COPENHAGEN (Reuters) - European Union-based banks helped companies and individuals in Denmark to place money in tax havens, Danish tax authorities said on Wednesday following a review of the leaked Panama Papers.
The Danish government paid $900,000 for access to Panama Papers documents in 2016 to help it identify tax cheat suspects in Denmark.
In a review of 2,400 emails sent between Panama-based law firm Mossack Fonseca and financial institutions, Danish tax authorities said they had identified 317 off-shore companies.
“Our review shows that a number of foreign banks have taken an active part in establishing corporate structures for tax purposes,” said Steen Bechmann Jacobsen, director at the Danish tax authority, SKAT, in a report.

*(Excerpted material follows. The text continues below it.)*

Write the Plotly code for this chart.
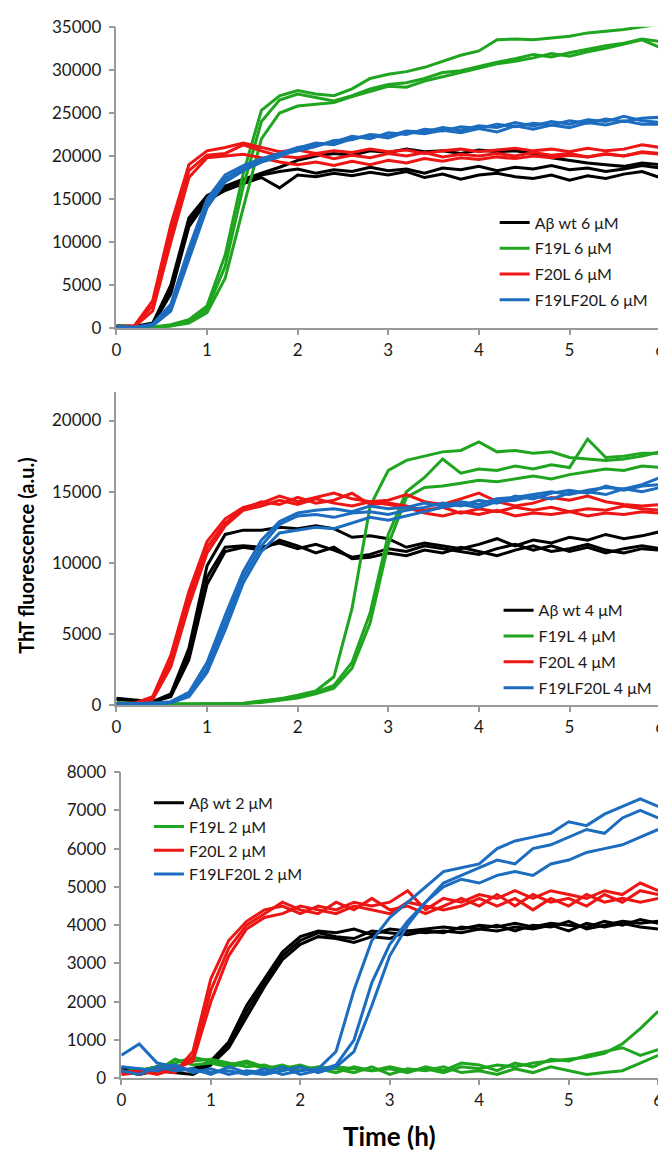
import plotly.graph_objects as go

# Time (h)
T = [0.0, 0.2, 0.4, 0.6, 0.8, 1.0, 1.2, 1.4, 1.6, 1.8, 2.0, 2.2, 2.4, 2.6, 2.8, 3.0,
     3.2, 3.4, 3.6, 3.8, 4.0, 4.2, 4.4, 4.6, 4.8, 5.0, 5.2, 5.4, 5.6, 5.8, 6.0]

# ---------------- 6 uM ----------------
wt6 = [
    [300, 200, 600, 5000, 12800, 15400, 16500, 17300, 18000, 18700, 19500, 20000, 20300, 20100, 20600, 20400, 20800, 20500, 20600, 20300, 20700, 20500, 20600, 20300, 19800, 19500, 19200, 19000, 18800, 19200, 19000],
    [250, 150, 500, 4500, 12300, 15000, 16200, 17000, 17800, 18200, 18500, 18000, 18400, 18200, 18700, 18300, 18500, 18000, 18600, 18400, 18800, 18300, 18700, 18500, 18900, 18400, 18600, 18200, 18500, 18900, 18600],
    [200, 100, 400, 4000, 11800, 14800, 16000, 16800, 17500, 16300, 17800, 17600, 18000, 17700, 18100, 17800, 18200, 17500, 17900, 17300, 17800, 18000, 17600, 17400, 17800, 17200, 17700, 17400, 17900, 18200, 17500],
]
f19l6 = [
    [300, 200, 150, 400, 1000, 2600, 8500, 18000, 25300, 27000, 27600, 27200, 27000, 27800, 29000, 29500, 29800, 30300, 31000, 31700, 32200, 33500, 33600, 33500, 33700, 33900, 34300, 34500, 34700, 35000, 35300],
    [250, 150, 100, 300, 800, 2200, 7200, 16500, 24000, 26500, 27200, 26800, 26400, 27000, 27800, 28300, 28500, 29000, 29700, 29900, 30400, 30900, 31300, 31800, 31500, 32000, 32400, 32800, 33100, 33600, 33300],
    [200, 150, 100, 250, 600, 1800, 5800, 14000, 22000, 25000, 25800, 26000, 26200, 26900, 27500, 28100, 28000, 28700, 29200, 29700, 30200, 30700, 31000, 31400, 31900, 31600, 32100, 32500, 33000, 33500, 32600],
]
f20l6 = [
    [200, 300, 3200, 12000, 19000, 20600, 21000, 21500, 21000, 20500, 20700, 20300, 20600, 20400, 20800, 20500, 20700, 20300, 20600, 20800, 20500, 20700, 20900, 20600, 20800, 20500, 20900, 20600, 20800, 21300, 21000],
    [150, 250, 2600, 11000, 18300, 20100, 20300, 21300, 20600, 20000, 19800, 20200, 19700, 20100, 19800, 20300, 20000, 20400, 19900, 20200, 20000, 20300, 20000, 20400, 20100, 20300, 19900, 20200, 20000, 20500, 20300],
    [100, 200, 2000, 10000, 17500, 19800, 20000, 20200, 19800, 19300, 19000, 19300, 18900, 19400, 19000, 19500, 19200, 19700, 19400, 19800, 19600, 19900, 19700, 20000, 19800, 20100, 19900, 20300, 20000, 20400, 20200],
]
f19lf20l6 = [
    [200, 100, 500, 2800, 9300, 15000, 17800, 18900, 19700, 20300, 21000, 21300, 21600, 22300, 22000, 22700, 22500, 23100, 22900, 23400, 23200, 23700, 23400, 23800, 23600, 24100, 23800, 24300, 24000, 24400, 24500],
    [150, 100, 400, 2400, 8600, 14500, 17400, 18600, 19500, 20100, 20600, 21100, 21800, 21900, 22500, 22300, 22900, 22800, 23300, 23000, 23500, 23300, 23900, 23500, 24000, 23700, 24200, 24000, 24600, 24100, 23900],
    [100, 150, 300, 2000, 8000, 14000, 17000, 18300, 19300, 19900, 20900, 21500, 21300, 22000, 22400, 22100, 22800, 22600, 23000, 22700, 23200, 22800, 23500, 23100, 23600, 23300, 23900, 23600, 24100, 23700, 23700],
]

# ---------------- 4 uM ----------------
wt4 = [
    [500, 350, 250, 800, 4000, 9800, 12000, 12300, 12300, 12500, 12400, 12600, 12400, 11800, 11900, 11700, 11100, 11400, 11200, 11000, 11300, 11700, 11200, 11600, 11400, 11800, 11600, 12000, 11700, 11900, 12200],
    [450, 300, 200, 700, 3600, 9000, 11100, 11200, 11100, 11400, 11000, 11300, 10900, 10400, 10600, 11000, 10800, 11200, 11000, 10800, 10600, 11000, 11300, 10900, 11200, 10800, 11100, 10700, 11000, 11200, 11000],
    [400, 300, 250, 600, 3200, 8500, 10800, 11100, 10900, 11600, 11200, 10700, 11100, 10300, 10400, 10700, 10500, 10900, 10700, 11100, 10800, 10500, 10900, 11200, 10800, 11000, 11300, 10900, 10700, 11000, 10900],
]
f19l4 = [
    [200, 100, 150, 100, 50, 100, 80, 150, 300, 450, 700, 1000, 2000, 6800, 14000, 16500, 17200, 17500, 17800, 17900, 18500, 17800, 17900, 17700, 17800, 17400, 17300, 17200, 17300, 17500, 17800],
    [150, 120, 100, 80, 100, 60, 120, 100, 250, 400, 600, 900, 1400, 3000, 6500, 12000, 15000, 16000, 17300, 16300, 16600, 16500, 16800, 16600, 16900, 16700, 18700, 17400, 17500, 17700, 17700],
    [100, 80, 120, 60, 80, 100, 50, 120, 200, 350, 500, 800, 1200, 2600, 5800, 11300, 14600, 15300, 15400, 15600, 15800, 15700, 15900, 16100, 15900, 16200, 16400, 16600, 16500, 16800, 16700],
]
f20l4 = [
    [100, 150, 600, 3500, 8000, 11500, 13100, 13900, 14200, 14700, 14300, 14600, 14900, 14500, 14300, 14400, 14800, 14300, 14100, 14500, 14900, 14300, 14000, 14200, 14600, 14400, 14700, 14300, 14100, 14000, 14100],
    [80, 120, 500, 3100, 7500, 11100, 12800, 13800, 14300, 14100, 14600, 14200, 14400, 14900, 14100, 14200, 14000, 13700, 13900, 13500, 13800, 13600, 13900, 13700, 13900, 13600, 13800, 13700, 14000, 13800, 13700],
    [60, 100, 400, 2700, 7000, 10700, 12600, 13700, 14000, 14400, 14100, 14500, 14200, 14000, 14300, 14100, 13900, 13500, 13300, 13600, 13400, 13700, 13300, 13500, 13400, 13600, 13300, 13500, 13400, 13600, 13500],
]
f19lf20l4 = [
    [100, 100, 150, 250, 900, 3000, 6300, 9400, 11600, 12900, 13500, 13700, 13800, 13600, 14000, 13800, 13900, 14200, 14000, 14300, 14100, 14500, 14600, 14800, 15000, 14800, 15100, 15300, 15200, 15500, 16000],
    [80, 60, 120, 200, 700, 2600, 5800, 9000, 11200, 12700, 13300, 13400, 13200, 13500, 13600, 13400, 13700, 13900, 14200, 14000, 14400, 14200, 14700, 14500, 14900, 15100, 14900, 15400, 15100, 15400, 15500],
    [60, 80, 100, 180, 600, 2300, 5300, 8600, 10800, 12100, 12300, 12500, 12400, 12800, 13200, 13000, 13300, 13600, 13900, 14100, 13900, 14300, 14400, 14700, 14500, 14900, 15000, 14800, 15200, 15000, 15300],
]

# ---------------- 2 uM ----------------
wt2 = [
    [300, 200, 300, 200, 250, 450, 950, 1900, 2600, 3300, 3700, 3850, 3800, 3900, 3750, 3900, 3850, 3900, 3950, 3900, 4000, 3950, 4050, 3950, 4050, 4000, 3950, 4100, 4000, 4150, 4050],
    [250, 150, 250, 300, 200, 400, 850, 1750, 2500, 3200, 3600, 3800, 3700, 3650, 3850, 3800, 3750, 3850, 3800, 3950, 3900, 4000, 3850, 4000, 3950, 4100, 3900, 4000, 4100, 4050, 4100],
    [200, 100, 200, 150, 100, 350, 800, 1600, 2400, 3100, 3500, 3700, 3650, 3550, 3700, 3650, 3850, 3800, 3850, 3800, 3900, 3850, 3950, 3900, 4000, 3850, 4050, 3950, 4050, 3950, 3900],
]
f19l2 = [
    [100, 200, 300, 400, 550, 450, 350, 450, 300, 250, 350, 200, 300, 250, 200, 300, 200, 250, 150, 300, 250, 350, 300, 400, 450, 500, 550, 650, 900, 1300, 1750],
    [200, 100, 250, 300, 450, 500, 400, 300, 350, 200, 300, 250, 150, 300, 200, 250, 150, 300, 200, 400, 350, 200, 400, 300, 500, 450, 600, 700, 800, 600, 750],
    [150, 250, 200, 500, 350, 400, 300, 400, 250, 350, 200, 300, 250, 150, 300, 100, 250, 200, 300, 150, 200, 100, 250, 150, 300, 200, 100, 150, 200, 400, 600],
]
f20l2 = [
    [100, 150, 200, 150, 700, 2600, 3600, 4100, 4400, 4500, 4300, 4500, 4400, 4600, 4500, 4600, 4900, 4400, 4700, 4600, 4800, 4700, 4900, 4700, 4900, 4800, 4700, 4900, 4800, 5100, 4900],
    [200, 100, 250, 200, 550, 2300, 3400, 4000, 4300, 4600, 4400, 4300, 4600, 4400, 4700, 4400, 4500, 4300, 4500, 4700, 4500, 4800, 4500, 4800, 4600, 4700, 4500, 4800, 4600, 4900, 4800],
    [150, 200, 100, 250, 450, 2000, 3200, 3900, 4200, 4300, 4500, 4400, 4300, 4500, 4400, 4300, 4600, 4500, 4400, 4500, 4700, 4500, 4700, 4400, 4700, 4500, 4800, 4600, 4700, 4600, 4700],
]
f19lf20l2 = [
    [600, 900, 400, 300, 200, 150, 200, 100, 250, 100, 200, 250, 700, 2300, 3600, 4200, 4600, 5000, 5400, 5500, 5600, 6000, 6200, 6300, 6400, 6700, 6600, 6900, 7100, 7300, 7100],
    [300, 250, 200, 350, 150, 250, 100, 200, 150, 300, 100, 200, 350, 1000, 2500, 3500, 4100, 4600, 5100, 5300, 5500, 5700, 5600, 6000, 6100, 6300, 6500, 6400, 6800, 7000, 6800],
    [200, 100, 300, 200, 250, 100, 300, 150, 100, 200, 300, 150, 300, 700, 1900, 3200, 4000, 4600, 5000, 5200, 5100, 5300, 5400, 5300, 5600, 5700, 5900, 6000, 6100, 6300, 6500],
]

NAMES = ["A\u03b2 wt", "F19L", "F20L", "F19LF20L"]
COLORS = ["#000000", "#1fa51f", "#ee1515", "#1c6dbf"]

panels = [
    ("6 \u03bcM", [wt6, f19l6, f20l6, f19lf20l6], "x", "y", "legend"),
    ("4 \u03bcM", [wt4, f19l4, f20l4, f19lf20l4], "x2", "y2", "legend2"),
    ("2 \u03bcM", [wt2, f19l2, f20l2, f19lf20l2], "x3", "y3", "legend3"),
]

fig = go.Figure()
for conc, groups, xa, ya, lg in panels:
    for name, color, reps in zip(NAMES, COLORS, groups):
        for i, rep in enumerate(reps):
            fig.add_trace(go.Scatter(
                x=T, y=rep, mode="lines", xaxis=xa, yaxis=ya,
                line=dict(color=color, width=3),
                name=f"{name} {conc}", legendgroup=f"{lg}-{name}",
                showlegend=(i == 0), legend=lg,
            ))

W, H = 666, 1152
FONT = "Lato, 'Open Sans', sans-serif"
AX = "#9a9a9a"
TICKF = dict(family=FONT, size=17, color="#1a1a1a")

def xax(x0, x1, anchor):
    return dict(domain=[x0 / W, x1 / W], anchor=anchor, range=[0, 6], dtick=1, tick0=0,
                showgrid=False, zeroline=False, showline=True, linecolor=AX, linewidth=1.5,
                ticks="outside", ticklen=5, tickcolor=AX, tickwidth=1.5, tickfont=TICKF,
                ticklabelstandoff=1)

def yax(ytop, ybot, rmax, dt, anchor):
    return dict(domain=[1 - ybot / H, 1 - ytop / H], anchor=anchor, range=[0, rmax], dtick=dt, tick0=0,
                showgrid=False, zeroline=False, showline=True, linecolor=AX, linewidth=1.5,
                ticks="outside", ticklen=6, tickcolor=AX, tickwidth=1.5, tickfont=TICKF,
                tickformat="d", ticklabelstandoff=4)

def leg(xpx, ypx, gap):
    return dict(x=xpx / W, y=1 - ypx / H, xanchor="left", yanchor="top",
                bgcolor="rgba(0,0,0,0)", borderwidth=0, itemwidth=30,
                tracegroupgap=gap, font=dict(family=FONT, size=16, color="#1a1a1a"))

fig.update_layout(
    width=W, height=H, margin=dict(l=0, r=0, t=0, b=0),
    paper_bgcolor="white", plot_bgcolor="white",
    xaxis=xax(105, 657, "y"), yaxis=yax(8, 315, 35000, 5000, "x"),
    xaxis2=xax(105, 657, "y2"), yaxis2=yax(380, 699, 22000, 5000, "x2"),
    xaxis3=xax(110, 655, "y3"), yaxis3=yax(767, 1079, 8000, 1000, "x3"),
    legend=leg(489, 190, 2), legend2=leg(493, 585, 2), legend3=leg(138, 781, 0),
    annotations=[
        dict(text="<b>ThT fluorescence (a.u.)</b>", x=13 / W, y=1 - 546 / H, xref="paper", yref="paper",
             textangle=-90, showarrow=False, xanchor="center", yanchor="middle",
             font=dict(family=FONT, size=20, color="#000000")),
        dict(text="<b>Time (h)</b>", x=382 / W, y=1 - 1138 / H, xref="paper", yref="paper",
             showarrow=False, xanchor="center", yanchor="middle",
             font=dict(family=FONT, size=26, color="#000000")),
    ],
)

fig.write_html("out.html")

It revealed cases where the banks had used companies made available by Mossack Fonseca to place money in tax havens, as well as cases where the Danish tax authority was given incorrect information, it said.
SKAT said it was too early to say whether financial advisers in the specific cases could be held responsible. It did not say when the banks had advised on tax havens.
Tax havens were cast into a global spotlight in 2016 after the details of offshore financial arrangements of hundreds of thousands of clients, including several world leaders, were leaked from Mossack Fonseca by an anonymous whistleblower.
Last year, Denmark’s government unveiled a major overhaul of its tax agency, after a string of scandals in which billions were lost.
The review found that foreign banks within the European Union were particularly involved, but found no evidence of involvement by Danish banks.
The Panamanian law firm said on March 14 that it was shutting down because of the economic and reputational damage it had suffered from global tax evasion debacle.